What steps can be taken if the warning signs are spotted?

Security

You should ensure that any required parent company guarantees or bonds are properly in place, and that they afford you the necessary protection.  It is worth refreshing yourself as to the process required to action a parent company guarantee or call on a bond.  You must be particularly sure that the insolvency itself (rather than material breach) allows you to do so.

You should also check that the contractor has procured and provided the requisite collateral warranties.  It is prudent to verify that all insurance requirements have been met.  If the likelihood of insolvency is sufficiently serious, latent defects insurance against defects may assist in recovering losses in future.

Site and payment

We recommend that you conduct a detailed audit and assessment of plant, materials and equipment on site and ensure that the contractor does not remove anything to which he is not entitled.

Obtain a list of what payments have been made to the contractor and whether any overpayments have been made (or reduced) or what level of retention has been released.  Sometimes paying sub-contractors or consultants yourself may avoid or minimise interruption to construction.  We recommend you seek legal advice before doing so to ensure you understand the extent of these rights and what procedures they entail.

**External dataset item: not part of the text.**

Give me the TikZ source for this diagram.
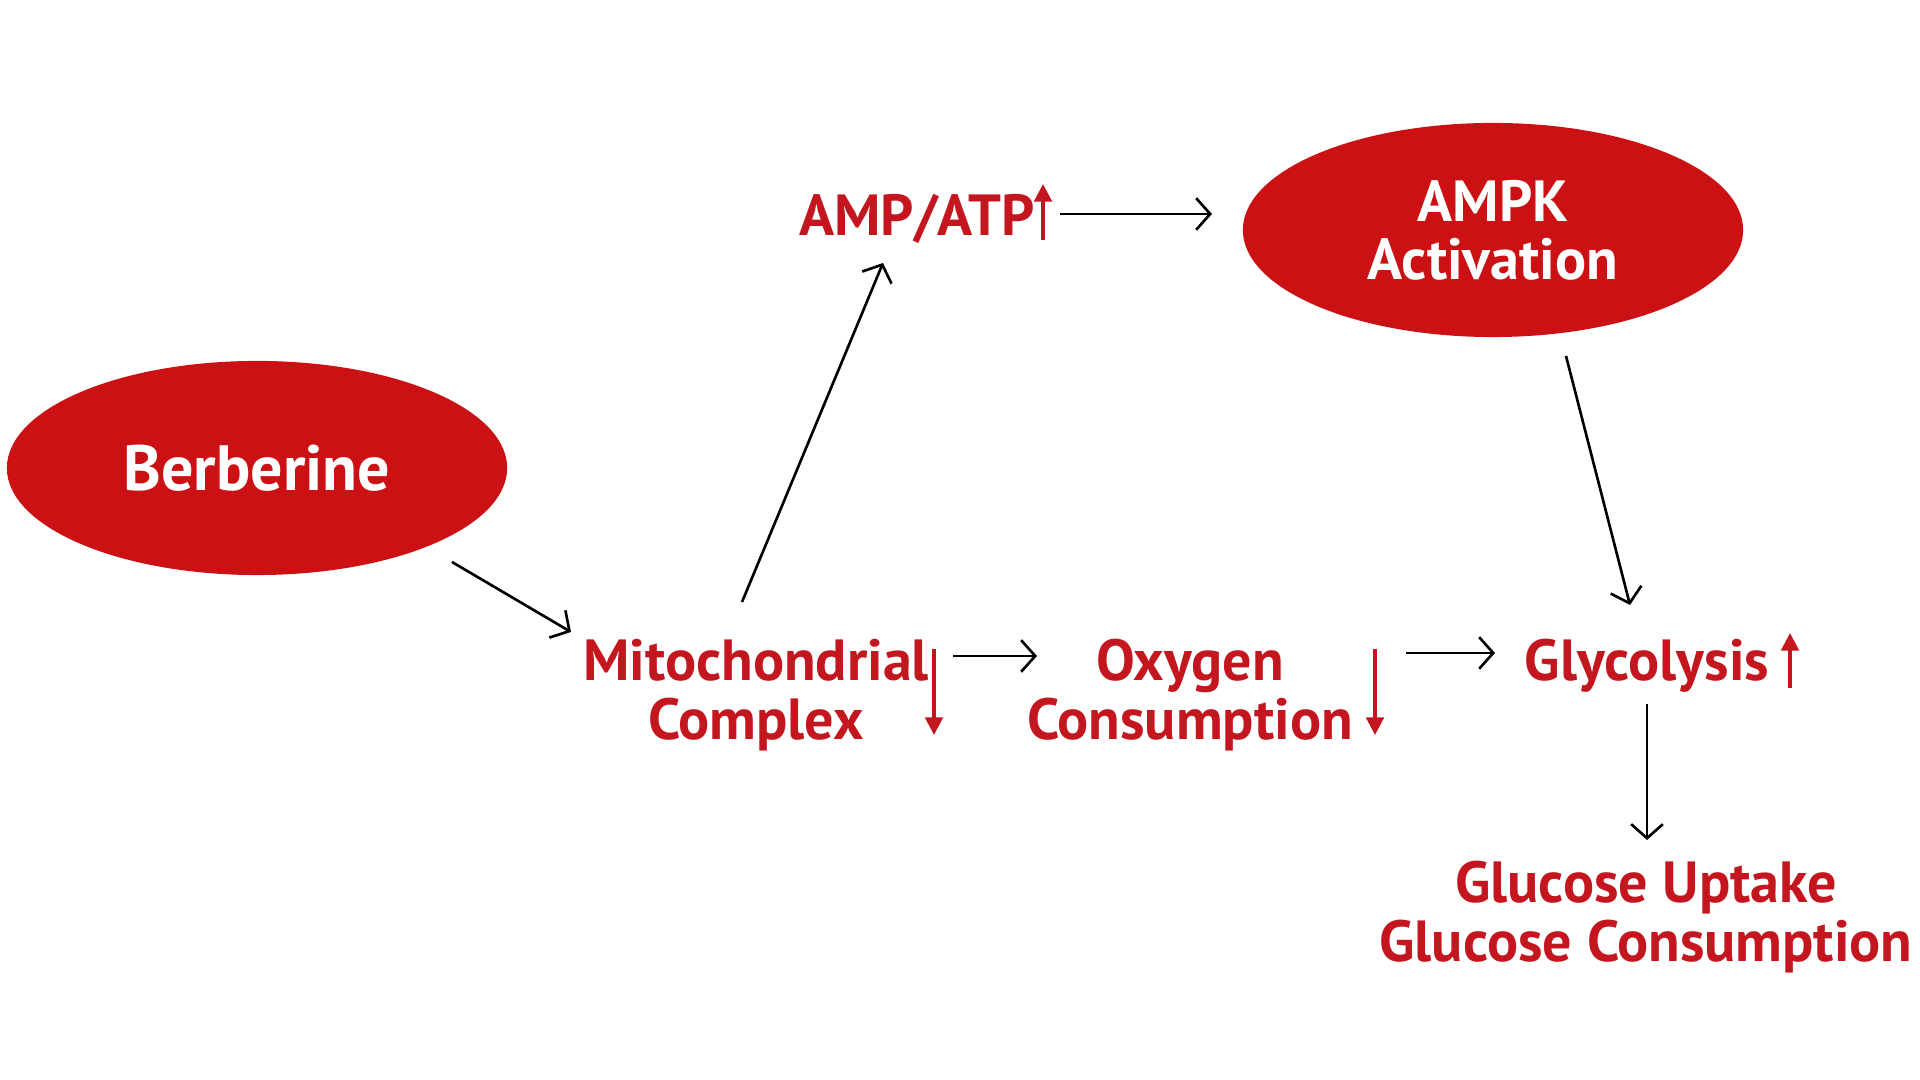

In the event insolvency occurs, you will need to know how much your debt is (i.e. the remainder of works to be done including defects) in order that you may be able to make a claim as a creditor.  Your choice of a capable replacement contractor is also important.  You must be absolutely sure of the termination provisions in your building contract as insolvency does not, on its own, necessarily give you an immediate right to terminate.

Different kinds of insolvency

Developers frequently fall into this trap, largely because building contracts often limit what is actually regarded as ‘insolvency’.  The concepts and terminology that you may come across include:

  • Administration - i.e. where a company or its creditors either applies to the court or otherwise appoints an insolvency practitioner to act as administrator to assist it through a period of difficulty.  An administrator may try to rescue the company as a going concern but can realise assets for distribution to creditors if this cannot be achieved.  
  • Company Voluntary Arrangements (‘CVAs’) are binding arrangements with creditors which allow the company to settle its debts by paying a proportion of the amount owed to creditors or some other payment arrangements (such as instalments).  The operation of the arrangement itself is supervised but the directors remain in control of the company.
  • Generally, in the event that neither of the above two options are possible, the company will be wound up or put into liquidation by an insolvency court on the basis it cannot either (1) satisfy the debts it owes; and/or (2) the contractor’s assets are less than its liabilities.  A liquidator will then be appointed to realise and distribute the assets of the company for the benefit of the creditors.  

Forward planning and certainty of what actions your contract allows you to take are key to minimising the potentially severe costs and delays that arise from contractor insolvency.  In summary there are four top tips to consider when dealing with an insolvent, or imminently insolvent, contractor: know your contract, secure your site, check payments made and due, and think about third parties.